### EXERCISE OBJECTIVE
Quote all of the data that follows exactly as written, skipping the images.

### SOURCE DATA
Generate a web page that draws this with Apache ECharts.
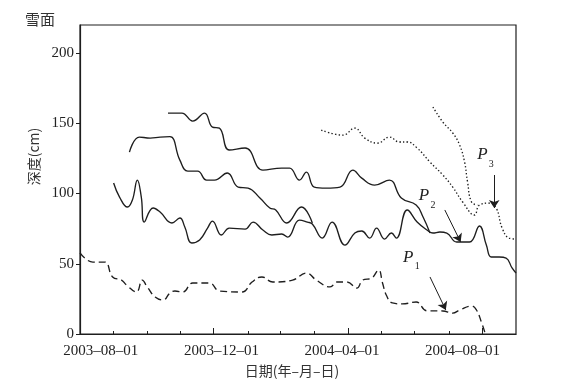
<!DOCTYPE html>
<html>
<head>
<meta charset="utf-8">
<script src="https://cdn.jsdelivr.net/npm/echarts@6/dist/echarts.min.js"></script>
<style>
html,body{margin:0;padding:0;background:#fff;}
#chart{width:561px;height:386px;}
</style>
</head>
<body>
<div id="chart"></div>
<script>
// x values: days since 2003-08-01
var xLabelDays = [0, 122, 244, 366];
var xLabelTexts = ['2003–08–01', '2003–12–01', '2004–04–01', '2004–08–01'];
var xMinorTickDays = [13, 47, 80, 114, 149, 182, 216, 250, 284, 317, 352, 386];
var xMajorTickDays = [114, 250, 386];
var yTicks = [0, 50, 100, 150, 200];

// P1 (dashed)
var seriesP1 = [[-21,57.7],[-8,51.2],[4,51.2],[12,40.6],[21,38.4],[26,34.9],[36,29.9],[42,38.4],[47,33.5],[55,26.3],[63,24.2],[70,29.2],[75,30.6],[83,29.9],[93,36.3],[110,36.3],[120,30.6],[143,29.9],[153,37.0],[163,40.6],[174,37.0],[194,38.4],[208,43.4],[218,38.4],[232,33.5],[239,37.0],[249,37.0],[259,32.7],[265,38.4],[274,39.8],[281,45.6],[285,36.3],[289,27.4],[295,22.1],[305,21.4],[319,22.8],[330,16.5],[346,16.4],[356,14.9],[363,17.1],[375,19.9],[380,17.1],[385,8.5],[389,0]];
// upper solid curve
var seriesA = [[68,157.3],[82,157.3],[93,151.6],[105,157.3],[113,147.3],[120,146.6],[130,131.0],[146,132.4],[164,116.7],[183,118.1],[191,118.1],[201,109.6],[208,115.3],[216,104.6],[228,103.9],[242,104.6],[255,116.7],[264,111.0],[277,106.0],[292,109.6],[304,96.8],[319,91.8],[326,83.3],[333,71.9]];
// middle solid curve
var seriesB = [[29,129.5],[39,140.2],[50,139.5],[60,140.2],[70,140.5],[80,123.8],[88,116.0],[98,116.0],[107,109.6],[115,109.6],[128,114.6],[139,104.6],[149,103.9],[161,96.8],[171,89.7],[177,88.3],[188,79.0],[203,90.4],[214,79.0]];
// lower solid curve (P2)
var seriesC = [[13,107.5],[19,97.5],[27,90.4],[32,95.4],[37,109.6],[41,97.5],[44,79.7],[53,89.7],[60,86.8],[72,79.0],[80,82.6],[85,76.2],[92,64.8],[100,66.9],[108,75.4],[113,80.4],[122,70.5],[130,75.4],[146,74.7],[154,79.7],[164,74.0],[173,70.5],[183,71.2],[189,69.0],[201,81.1],[209,79.7],[214,78.3],[224,68.3],[234,79.7],[247,63.3],[257,71.9],[264,73.3],[272,68.3],[279,75.4],[287,67.6],[294,71.9],[299,68.3],[310,88.3],[320,79.7],[330,74.0],[336,71.9],[343,72.6],[350,71.9],[360,65.5],[373,65.5],[383,76.9],[390,63.3],[395,54.8],[403,54.8],[410,54.1],[416,47.0],[420,43.4]];
// P3 (dotted), two pieces
var seriesP3a = [[223,145.2],[245,141.6],[257,146.6],[267,139.5],[280,135.9],[292,140.2],[302,136.7],[310,136.7],[320,132.4],[333,122.4],[346,113.2],[356,104.6],[366,94.0],[378,84.7],[383,91.8],[393,93.2],[400,89.7],[406,75.4],[413,68.3],[420,67.6]];
var seriesP3b = [[336,161.6],[346,150.9],[356,143.1],[363,134.5],[368,122.4],[371,108.2],[375,94.0],[381,91.8]];

// annotations (data coordinates)
var arrows = [
  [[398,113.2],[398,89.7]],
  [[348,88.3],[364,65.5]],
  [[333,40.6],[349,17.1]]
];
var pLabels = [[386,127.5],[327,98.5],[311,54.5]];
var pSubs = [['3',[395,120.5]],['2',[336,91.5]],['1',[320,48]]];

var ink = '#1e1e1e';
var serif = '"Liberation Serif","DejaVu Serif",serif';
var cjk = '"Noto Sans CJK SC",sans-serif';

var chart = echarts.init(document.getElementById('chart'), null, {renderer:'canvas'});

function lineSeries(data, type, extra) {
  var s = {
    type: 'line', data: data, smooth: 0.45, symbol: 'none', silent: true,
    lineStyle: {color: ink, width: 1.35, type: type},
    z: 3
  };
  if (extra) for (var k in extra) s[k] = extra[k];
  return s;
}

var option = {
  animation: false,
  backgroundColor: '#fff',
  title: {
    text: '雪面', left: 20, top: 7,
    textStyle: {fontFamily: cjk, fontSize: 15, fontWeight: 'normal', color: '#333'}
  },
  grid: {left: 80, right: 45, top: 25, bottom: 52, show: true, borderColor: ink, borderWidth: 1.2, backgroundColor: 'transparent'},
  xAxis: [{
    type: 'value', min: -21, max: 420, position: 'bottom',
    name: '日期(年–月–日)', nameLocation: 'middle', nameGap: 30,
    nameTextStyle: {fontFamily: cjk, fontSize: 14, color: '#333', padding: [0, 12, 0, 0]},
    axisLine: {show: true, onZero: false, lineStyle: {color: ink, width: 1.2}},
    axisTick: {show: true, inside: true, length: 3, customValues: xMinorTickDays, lineStyle: {color: ink, width: 1}},
    axisLabel: {
      show: true, customValues: xLabelDays, margin: 10,
      fontFamily: serif, fontSize: 15, color: '#222',
      formatter: function (v) { var i = xLabelDays.indexOf(v); return i >= 0 ? xLabelTexts[i] : ''; }
    },
    splitLine: {show: false}
  }, {
    type: 'value', min: -21, max: 420, position: 'bottom',
    axisLine: {show: false, onZero: false},
    axisTick: {show: true, inside: true, length: 6, customValues: xMajorTickDays, lineStyle: {color: ink, width: 1}},
    axisLabel: {show: false},
    splitLine: {show: false}
  }],
  yAxis: {
    type: 'value', min: 0, max: 220, interval: 50,
    name: '深度(cm)', nameLocation: 'middle', nameGap: 37, nameRotate: 90,
    nameTextStyle: {fontFamily: cjk, fontSize: 14, color: '#333', padding: [0, 0, 0, 46]},
    axisLine: {show: true, onZero: false, lineStyle: {color: ink, width: 1.2}},
    axisTick: {show: true, inside: false, length: 4, customValues: yTicks, lineStyle: {color: ink, width: 1}},
    axisLabel: {show: true, customValues: yTicks, margin: 6, fontFamily: serif, fontSize: 15, color: '#222'},
    splitLine: {show: false}
  },
  series: [
    lineSeries(seriesP1, [7, 4]),
    lineSeries(seriesA, 'solid'),
    lineSeries(seriesB, 'solid'),
    lineSeries(seriesC, 'solid', {
      markLine: {
        silent: true, symbol: ['none', 'arrow'], symbolSize: 8, animation: false,
        label: {show: false},
        lineStyle: {color: ink, width: 1, type: 'solid'},
        emphasis: {disabled: true},
        data: arrows.map(function (a) { return [{coord: a[0]}, {coord: a[1]}]; })
      },
      markPoint: {
        silent: true, animation: false, symbol: 'rect', symbolSize: 1,
        itemStyle: {color: 'rgba(0,0,0,0)'},
        data: pLabels.map(function (c) {
          return {coord: c, name: 'P', label: {show: true, position: 'inside', formatter: 'P', fontFamily: serif, fontStyle: 'italic', fontSize: 17, color: '#222'}};
        }).concat(pSubs.map(function (s) {
          return {coord: s[1], name: s[0], label: {show: true, position: 'inside', formatter: s[0], fontFamily: serif, fontSize: 10, color: '#222'}};
        }))
      }
    }),
    lineSeries(seriesP3a, [1.4, 2.2]),
    lineSeries(seriesP3b, [1.4, 2.2])
  ]
};
chart.setOption(option);
</script>
</body>
</html>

### REPLY TO THE TASK
Generate a web page that draws this with Apache ECharts.
<!DOCTYPE html>
<html>
<head>
<meta charset="utf-8">
<script src="https://cdn.jsdelivr.net/npm/echarts@6/dist/echarts.min.js"></script>
<style>
html,body{margin:0;padding:0;background:#fff;}
#chart{width:561px;height:386px;}
</style>
</head>
<body>
<div id="chart"></div>
<script>
// x values: days since 2003-08-01
var xLabelDays = [0, 122, 244, 366];
var xLabelTexts = ['2003–08–01', '2003–12–01', '2004–04–01', '2004–08–01'];
var xMinorTickDays = [13, 47, 80, 114, 149, 182, 216, 250, 284, 317, 352, 386];
var xMajorTickDays = [114, 250, 386];
var yTicks = [0, 50, 100, 150, 200];

// P1 (dashed)
var seriesP1 = [[-21,57.7],[-8,51.2],[4,51.2],[12,40.6],[21,38.4],[26,34.9],[36,29.9],[42,38.4],[47,33.5],[55,26.3],[63,24.2],[70,29.2],[75,30.6],[83,29.9],[93,36.3],[110,36.3],[120,30.6],[143,29.9],[153,37.0],[163,40.6],[174,37.0],[194,38.4],[208,43.4],[218,38.4],[232,33.5],[239,37.0],[249,37.0],[259,32.7],[265,38.4],[274,39.8],[281,45.6],[285,36.3],[289,27.4],[295,22.1],[305,21.4],[319,22.8],[330,16.5],[346,16.4],[356,14.9],[363,17.1],[375,19.9],[380,17.1],[385,8.5],[389,0]];
// upper solid curve
var seriesA = [[68,157.3],[82,157.3],[93,151.6],[105,157.3],[113,147.3],[120,146.6],[130,131.0],[146,132.4],[164,116.7],[183,118.1],[191,118.1],[201,109.6],[208,115.3],[216,104.6],[228,103.9],[242,104.6],[255,116.7],[264,111.0],[277,106.0],[292,109.6],[304,96.8],[319,91.8],[326,83.3],[333,71.9]];
// middle solid curve
var seriesB = [[29,129.5],[39,140.2],[50,139.5],[60,140.2],[70,140.5],[80,123.8],[88,116.0],[98,116.0],[107,109.6],[115,109.6],[128,114.6],[139,104.6],[149,103.9],[161,96.8],[171,89.7],[177,88.3],[188,79.0],[203,90.4],[214,79.0]];
// lower solid curve (P2)
var seriesC = [[13,107.5],[19,97.5],[27,90.4],[32,95.4],[37,109.6],[41,97.5],[44,79.7],[53,89.7],[60,86.8],[72,79.0],[80,82.6],[85,76.2],[92,64.8],[100,66.9],[108,75.4],[113,80.4],[122,70.5],[130,75.4],[146,74.7],[154,79.7],[164,74.0],[173,70.5],[183,71.2],[189,69.0],[201,81.1],[209,79.7],[214,78.3],[224,68.3],[234,79.7],[247,63.3],[257,71.9],[264,73.3],[272,68.3],[279,75.4],[287,67.6],[294,71.9],[299,68.3],[310,88.3],[320,79.7],[330,74.0],[336,71.9],[343,72.6],[350,71.9],[360,65.5],[373,65.5],[383,76.9],[390,63.3],[395,54.8],[403,54.8],[410,54.1],[416,47.0],[420,43.4]];
// P3 (dotted), two pieces
var seriesP3a = [[223,145.2],[245,141.6],[257,146.6],[267,139.5],[280,135.9],[292,140.2],[302,136.7],[310,136.7],[320,132.4],[333,122.4],[346,113.2],[356,104.6],[366,94.0],[378,84.7],[383,91.8],[393,93.2],[400,89.7],[406,75.4],[413,68.3],[420,67.6]];
var seriesP3b = [[336,161.6],[346,150.9],[356,143.1],[363,134.5],[368,122.4],[371,108.2],[375,94.0],[381,91.8]];

// annotations (data coordinates)
var arrows = [
  [[398,113.2],[398,89.7]],
  [[348,88.3],[364,65.5]],
  [[333,40.6],[349,17.1]]
];
var pLabels = [[386,127.5],[327,98.5],[311,54.5]];
var pSubs = [['3',[395,120.5]],['2',[336,91.5]],['1',[320,48]]];

var ink = '#1e1e1e';
var serif = '"Liberation Serif","DejaVu Serif",serif';
var cjk = '"Noto Sans CJK SC",sans-serif';

var chart = echarts.init(document.getElementById('chart'), null, {renderer:'canvas'});

function lineSeries(data, type, extra) {
  var s = {
    type: 'line', data: data, smooth: 0.45, symbol: 'none', silent: true,
    lineStyle: {color: ink, width: 1.35, type: type},
    z: 3
  };
  if (extra) for (var k in extra) s[k] = extra[k];
  return s;
}

var option = {
  animation: false,
  backgroundColor: '#fff',
  title: {
    text: '雪面', left: 20, top: 7,
    textStyle: {fontFamily: cjk, fontSize: 15, fontWeight: 'normal', color: '#333'}
  },
  grid: {left: 80, right: 45, top: 25, bottom: 52, show: true, borderColor: ink, borderWidth: 1.2, backgroundColor: 'transparent'},
  xAxis: [{
    type: 'value', min: -21, max: 420, position: 'bottom',
    name: '日期(年–月–日)', nameLocation: 'middle', nameGap: 30,
    nameTextStyle: {fontFamily: cjk, fontSize: 14, color: '#333', padding: [0, 12, 0, 0]},
    axisLine: {show: true, onZero: false, lineStyle: {color: ink, width: 1.2}},
    axisTick: {show: true, inside: true, length: 3, customValues: xMinorTickDays, lineStyle: {color: ink, width: 1}},
    axisLabel: {
      show: true, customValues: xLabelDays, margin: 10,
      fontFamily: serif, fontSize: 15, color: '#222',
      formatter: function (v) { var i = xLabelDays.indexOf(v); return i >= 0 ? xLabelTexts[i] : ''; }
    },
    splitLine: {show: false}
  }, {
    type: 'value', min: -21, max: 420, position: 'bottom',
    axisLine: {show: false, onZero: false},
    axisTick: {show: true, inside: true, length: 6, customValues: xMajorTickDays, lineStyle: {color: ink, width: 1}},
    axisLabel: {show: false},
    splitLine: {show: false}
  }],
  yAxis: {
    type: 'value', min: 0, max: 220, interval: 50,
    name: '深度(cm)', nameLocation: 'middle', nameGap: 37, nameRotate: 90,
    nameTextStyle: {fontFamily: cjk, fontSize: 14, color: '#333', padding: [0, 0, 0, 46]},
    axisLine: {show: true, onZero: false, lineStyle: {color: ink, width: 1.2}},
    axisTick: {show: true, inside: false, length: 4, customValues: yTicks, lineStyle: {color: ink, width: 1}},
    axisLabel: {show: true, customValues: yTicks, margin: 6, fontFamily: serif, fontSize: 15, color: '#222'},
    splitLine: {show: false}
  },
  series: [
    lineSeries(seriesP1, [7, 4]),
    lineSeries(seriesA, 'solid'),
    lineSeries(seriesB, 'solid'),
    lineSeries(seriesC, 'solid', {
      markLine: {
        silent: true, symbol: ['none', 'arrow'], symbolSize: 8, animation: false,
        label: {show: false},
        lineStyle: {color: ink, width: 1, type: 'solid'},
        emphasis: {disabled: true},
        data: arrows.map(function (a) { return [{coord: a[0]}, {coord: a[1]}]; })
      },
      markPoint: {
        silent: true, animation: false, symbol: 'rect', symbolSize: 1,
        itemStyle: {color: 'rgba(0,0,0,0)'},
        data: pLabels.map(function (c) {
          return {coord: c, name: 'P', label: {show: true, position: 'inside', formatter: 'P', fontFamily: serif, fontStyle: 'italic', fontSize: 17, color: '#222'}};
        }).concat(pSubs.map(function (s) {
          return {coord: s[1], name: s[0], label: {show: true, position: 'inside', formatter: s[0], fontFamily: serif, fontSize: 10, color: '#222'}};
        }))
      }
    }),
    lineSeries(seriesP3a, [1.4, 2.2]),
    lineSeries(seriesP3b, [1.4, 2.2])
  ]
};
chart.setOption(option);
</script>
</body>
</html>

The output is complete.